|The ‘Cut-away’ MiG-21 F-13 Type-74 at the AFTC. The aircraft in question is BC-817,|
Besides HB-546, AFTC Jalahalli has another unique airframe in its collection. The aircraft, a cutaway MiG-21 F-13 is the only surviving Type 74 known to exist today with the IAF. The aircraft was first noticed on a TV program on the IAF way back in 1989. At that time it was only known that a Cutaway MiG-21 was existant at a Technical College. Later on Vijay Simha Reddy, a contributor, confirmed that the said college was in Bangalore. Only recently, in 2005 was it confirmed that it was a Type-74. B Harry had sent a photograph scanned from the IAF book ‘Images of Splendour’.
In our recent visit to AFTC in December 2005, we have procured several photographs of the MiG-21. A few questions have been answered, yet more questions are now raised.
|The port side of the forward fuselage of BC-817 does not answer the question whether the aircraft carried a 30mm Cannon on that side.|
|The Starboard side of BC-817 shows no ejection seat in the cockpit.|
BC-817 would actually be the second MiG-21 in the IAF’s service. the MiG saga with the IAF began in August 1962 when the deal was signed between India and Russia. Two months later, the first batch of Indian pilots numbered seven, along with fifteen engineers who were nominated to be trained as the ground support staff went to Russia in October 1962, when the Indo-China hostilities broke out. The pilots and engineers were then headed by Wg. Cdr. Dilbagh Singh, (later Chief of Air Staff), and were posted at Lugovaya, a desolate air force base at Kazakhstan near Tashkent. The pilots were handpicked and besides Dilbagh Singh, consisted of well known names like Sqn. Ldr. M.S.D. Wollen, Sqn. Ldr. Mukherjee etc. among others.
On their return from Russia these pilots formed the core group of fighter leaders of the new squadron, No.28 “The First Supersonics”. The squadron was raised at Chandigarh and was equipped with six MiG-21F-13s (Type 74) aircraft. These aircraft were first shipped to Bombay by ship in January 1963 after which they were assembled and flown to Chandigarh by the pilots. Before the end of the year, two of the F-13s collided in mid air, leaving just four of them to soldier on. These four aircraft were the only ones held by the Squadron till May 65 when they were augmented by six PFs (Type 76s).
In March 1965 the squadron received six MiG-21FL (Type 76) aircraft. This aircraft was more pleasant to fly than the MiG-21F because of its ‘roll-stabilization system’. It was equipped with an airborne intercept radar (RIL), the first such radar in any IAF aircraft. Inwards of 20km, the pilot could locate and intercept a target, with this radar.

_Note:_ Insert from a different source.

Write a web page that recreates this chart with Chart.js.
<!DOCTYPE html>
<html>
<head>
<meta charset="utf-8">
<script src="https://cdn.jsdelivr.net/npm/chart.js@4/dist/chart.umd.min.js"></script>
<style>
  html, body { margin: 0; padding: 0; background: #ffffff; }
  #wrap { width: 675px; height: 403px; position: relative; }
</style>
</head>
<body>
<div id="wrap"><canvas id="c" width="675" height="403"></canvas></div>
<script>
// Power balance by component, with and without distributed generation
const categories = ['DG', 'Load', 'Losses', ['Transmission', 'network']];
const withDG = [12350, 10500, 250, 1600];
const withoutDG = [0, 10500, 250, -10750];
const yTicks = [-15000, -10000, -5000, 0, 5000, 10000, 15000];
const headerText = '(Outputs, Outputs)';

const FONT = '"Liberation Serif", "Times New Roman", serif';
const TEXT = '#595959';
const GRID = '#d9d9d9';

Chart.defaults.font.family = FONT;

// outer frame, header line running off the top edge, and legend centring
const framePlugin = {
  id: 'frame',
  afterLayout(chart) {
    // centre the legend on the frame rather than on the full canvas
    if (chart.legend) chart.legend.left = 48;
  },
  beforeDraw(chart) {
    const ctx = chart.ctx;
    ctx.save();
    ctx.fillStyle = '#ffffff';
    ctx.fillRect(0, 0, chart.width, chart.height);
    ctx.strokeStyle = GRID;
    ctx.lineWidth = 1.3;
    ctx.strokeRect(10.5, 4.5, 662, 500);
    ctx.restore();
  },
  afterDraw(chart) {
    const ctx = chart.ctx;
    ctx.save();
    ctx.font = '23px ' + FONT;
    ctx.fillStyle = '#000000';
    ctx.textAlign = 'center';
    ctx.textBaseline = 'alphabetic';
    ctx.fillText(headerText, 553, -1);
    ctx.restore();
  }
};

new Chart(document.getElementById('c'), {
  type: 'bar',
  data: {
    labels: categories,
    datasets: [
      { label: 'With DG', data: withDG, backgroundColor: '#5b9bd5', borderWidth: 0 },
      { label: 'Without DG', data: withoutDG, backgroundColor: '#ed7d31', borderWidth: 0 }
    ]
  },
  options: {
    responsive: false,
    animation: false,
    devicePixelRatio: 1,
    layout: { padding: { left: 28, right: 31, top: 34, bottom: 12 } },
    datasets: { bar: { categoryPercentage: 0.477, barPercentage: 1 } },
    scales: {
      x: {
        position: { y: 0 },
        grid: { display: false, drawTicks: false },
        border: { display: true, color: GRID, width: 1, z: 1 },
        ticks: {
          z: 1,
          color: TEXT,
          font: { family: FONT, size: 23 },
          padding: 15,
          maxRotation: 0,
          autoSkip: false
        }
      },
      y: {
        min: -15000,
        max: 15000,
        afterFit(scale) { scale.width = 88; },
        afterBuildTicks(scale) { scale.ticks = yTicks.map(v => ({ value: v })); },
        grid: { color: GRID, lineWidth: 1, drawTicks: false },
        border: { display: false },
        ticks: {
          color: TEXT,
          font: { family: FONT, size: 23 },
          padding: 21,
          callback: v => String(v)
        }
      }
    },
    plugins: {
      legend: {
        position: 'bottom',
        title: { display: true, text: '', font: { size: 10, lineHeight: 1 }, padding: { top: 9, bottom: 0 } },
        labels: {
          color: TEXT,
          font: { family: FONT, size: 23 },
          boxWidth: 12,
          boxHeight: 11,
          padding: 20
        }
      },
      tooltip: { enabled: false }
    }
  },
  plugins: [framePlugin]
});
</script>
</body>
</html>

The MiGs took part in the 1965 Operations. Three of the Type 76s were lost in various PAF raids, but the four remaining Type 74s survived the war without incident. BC-817 itself was flown during the 1965 war – Wg Cdr Mally Wollen himself flying a couple of sorties on the aircraft in that month.
|Close up of the starboard side of the aircraft shows the muzzle fairing where the 30mm cannon barrel would have gone in.|
It is not known when BC-817 arrived at AFTC Jalahalli. But it is assumed it was in the late 60s, for the Type 74s have not been recorded in service after 1966. However looking at the aircraft, it is clear that it was the subject of a major ‘project’. Sections of the aircraft skin as well as the airframe on the port side have been sectioned off and covered with plexiglass. The airframe underneath the plexiglass has been wired with colored bulbs and these sections can be illuminated as required.
|Two of the distinguishing features of the MiG-21 F-13 are the smaller nose intake cone and the undernose Pitot Tube.|
One of the strange quirks of life meant that we had come to know of BC-817s career in the 65 war almost on the same day we took pictures of the aircraft. But that is another story!